Last week, the new FTX CEO, John Ray, said in a report that a “substantial” portion of the assets held by FTX could be “lost or stolen.”
In a written presentation to the court, Ray had also noted an almost complete lack of corporate controls at the firm and a lack of trustworthy financial information, questions to which the attorneys now representing the firm returned to in court on Tuesday.
At the hearing, US bankruptcy Judge John Dorsey gave his approval to motions enabling the company to keep operating and paying its workers while Ray and his advisers scour through FTX’s books looking for cash, along with cryptocurrency and other assets the company could sell to at least partially repay its creditors, although he ruled that the names of those creditors could remain secret for now.
“Unfortunately, the FTX debtors were not particularly well run, and that is an understatement,” said Bromley, who is the co-chief of the restructuring practice at the Sullivan & Cromwell law firm, told Judge Dorsey in Wilmington, Delaware.
“We have probably witnessed one of the most abrupt and difficult corporate collapses in the history of corporate America,” Bromley added.
He also told the judge that FTX is a “worldwide organization that was run effectively as (his) personal fiefdom” by its founder, 30-year-old Sam Bankman-Fried.
The attorney also said that FTX had been the target of cyberattacks from the day that it declared bankruptcy earlier this month.
FTX, valued at some $32 billion, consisted of about 130 affiliated firms established by Bankman-Fried, but the dynamic cryptocurrency empire collapsed into bankruptcy within just a few days.
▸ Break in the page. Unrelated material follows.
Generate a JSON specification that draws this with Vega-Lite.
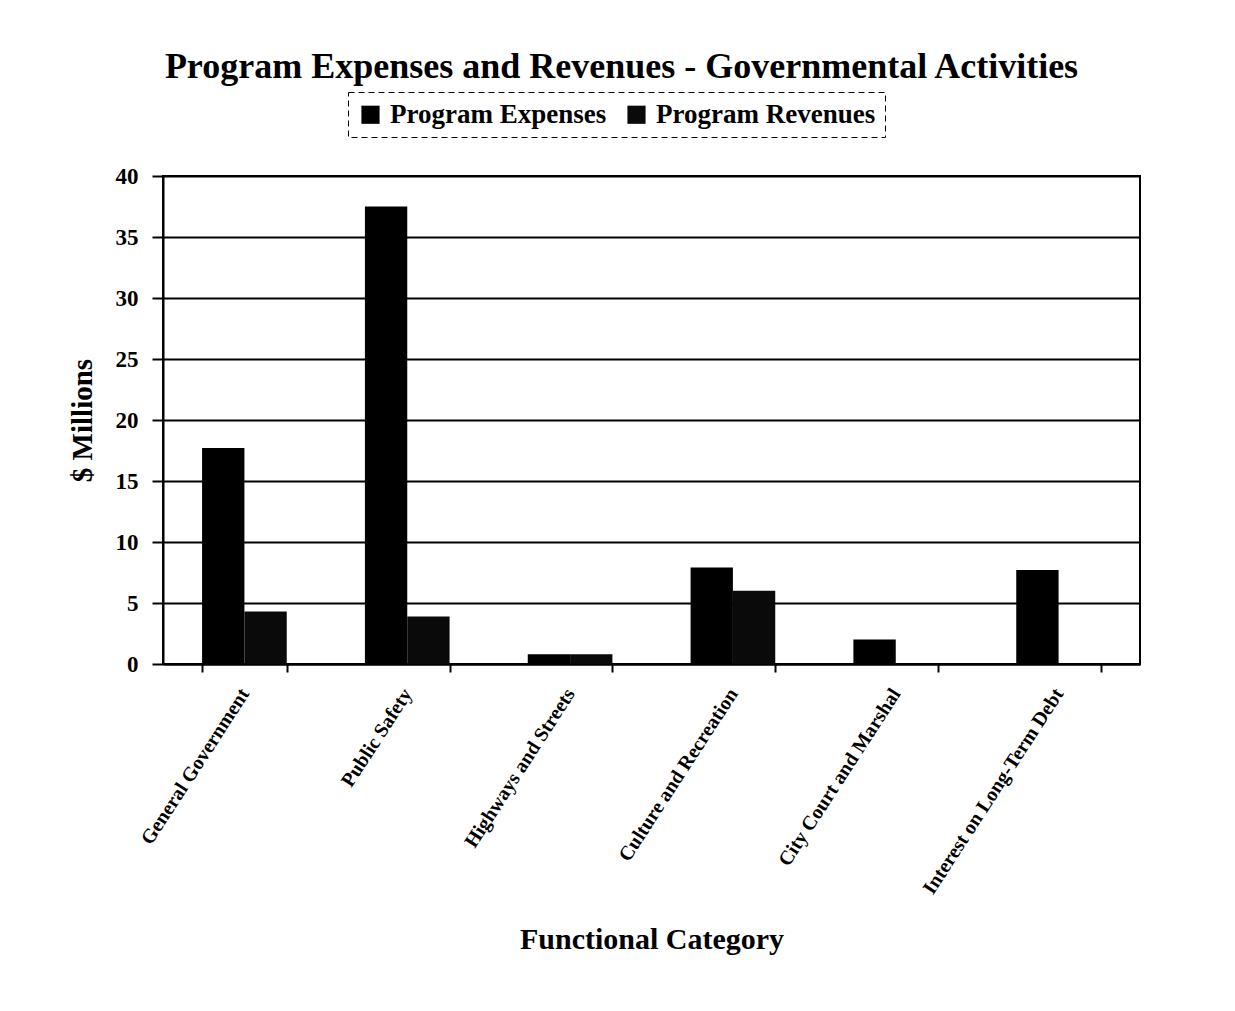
{
  "$schema": "https://vega.github.io/schema/vega-lite/v6.json",
  "width": 977,
  "height": 488,
  "autosize": {"type": "none"},
  "padding": {"left": 163, "top": 176, "right": 95, "bottom": 347},
  "background": "white",
  "title": {
    "text": "Program Expenses and Revenues - Governmental Activities",
    "font": "Liberation Serif",
    "fontSize": 36,
    "fontWeight": "bold",
    "color": "black",
    "anchor": "middle",
    "offset": 6,
    "dx": -30
  },
  "data": {
    "values": [
      {"category": "General Government", "series": "Program Expenses", "value": 17.7},
      {"category": "General Government", "series": "Program Revenues", "value": 4.3},
      {"category": "Public Safety", "series": "Program Expenses", "value": 37.5},
      {"category": "Public Safety", "series": "Program Revenues", "value": 3.9},
      {"category": "Highways and Streets", "series": "Program Expenses", "value": 0.8},
      {"category": "Highways and Streets", "series": "Program Revenues", "value": 0.8},
      {"category": "Culture and Recreation", "series": "Program Expenses", "value": 7.9},
      {"category": "Culture and Recreation", "series": "Program Revenues", "value": 6.0},
      {"category": "City Court and Marshal", "series": "Program Expenses", "value": 2.0},
      {"category": "City Court and Marshal", "series": "Program Revenues", "value": 0},
      {"category": "Interest on Long-Term Debt", "series": "Program Expenses", "value": 7.7},
      {"category": "Interest on Long-Term Debt", "series": "Program Revenues", "value": 0}
    ]
  },
  "mark": {"type": "bar"},
  "encoding": {
    "x": {
      "field": "category",
      "type": "nominal",
      "sort": null,
      "scale": {"paddingInner": 0.48, "paddingOuter": 0.24},
      "axis": {
        "title": "Functional Category",
        "titleFont": "Liberation Serif",
        "titleFontSize": 30,
        "titleFontWeight": "bold",
        "titleColor": "black",
        "titlePadding": 60,
        "labelAngle": -57,
        "labelAlign": "right",
        "labelBaseline": "middle",
        "labelFont": "Liberation Serif",
        "labelFontSize": 20,
        "labelFontWeight": "bold",
        "labelColor": "black",
        "labelPadding": 18,
        "labelLimit": 400,
        "tickBand": "extent",
        "tickColor": "black",
        "tickSize": 8,
        "tickWidth": 2,
        "domainColor": "black",
        "domainWidth": 2
      }
    },
    "xOffset": {"field": "series", "type": "nominal", "scale": {"paddingInner": 0, "paddingOuter": 0}},
    "y": {
      "field": "value",
      "type": "quantitative",
      "scale": {"domain": [0, 40]},
      "axis": {
        "title": "$ Millions",
        "titleFont": "Liberation Serif",
        "titleFontSize": 29,
        "titleFontWeight": "bold",
        "titleColor": "black",
        "titlePadding": 18,
        "values": [0, 5, 10, 15, 20, 25, 30, 35, 40],
        "labelFont": "Liberation Serif",
        "labelFontSize": 23,
        "labelFontWeight": "bold",
        "labelColor": "black",
        "labelPadding": 14,
        "tickColor": "black",
        "tickSize": 11,
        "tickWidth": 2,
        "domainColor": "black",
        "domainWidth": 2,
        "grid": true,
        "gridColor": "black",
        "gridWidth": 2,
        "gridOpacity": 1
      }
    },
    "color": {
      "field": "series",
      "type": "nominal",
      "scale": {"range": ["#000000", "#0a0a0a"]},
      "legend": {
        "title": null,
        "orient": "none",
        "legendX": 185,
        "legendY": -84,
        "direction": "horizontal",
        "symbolType": "square",
        "symbolSize": 330,
        "symbolOpacity": 1,
        "symbolStrokeWidth": 0,
        "labelFont": "Liberation Serif",
        "labelFontSize": 27,
        "labelFontWeight": "bold",
        "labelColor": "black",
        "labelLimit": 400,
        "labelOffset": 6,
        "columnPadding": 16,
        "symbolOffset": 0,
        "padding": 9,
        "strokeColor": "black",
        "encode": {
          "legend": {"update": {"strokeDash": {"value": [6, 4]}, "strokeWidth": {"value": 1}}}
        }
      }
    }
  },
  "config": {
    "view": {"stroke": "black", "strokeWidth": 2}
  }
}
The company could have more than a million creditors around the world. Up to now, FTX has admitted owing more than $3 billion to its 50 main creditors.
The firm’s new managers have begun taking measures under Ray’s guidance to try and locate its clients’ funds and other assets, but they have said that they may need until January to prepare a complete list and balance sheet of the firm’s assets and liabilities, although some of FTX’s commercial divisions seem to still be solvent, according to The Wall Street Journal.
In addition, the company has said that it has located $1.4 billion in cash that seems to belong to FTX, more than double the funds that it had listed in a report presented to the court last week.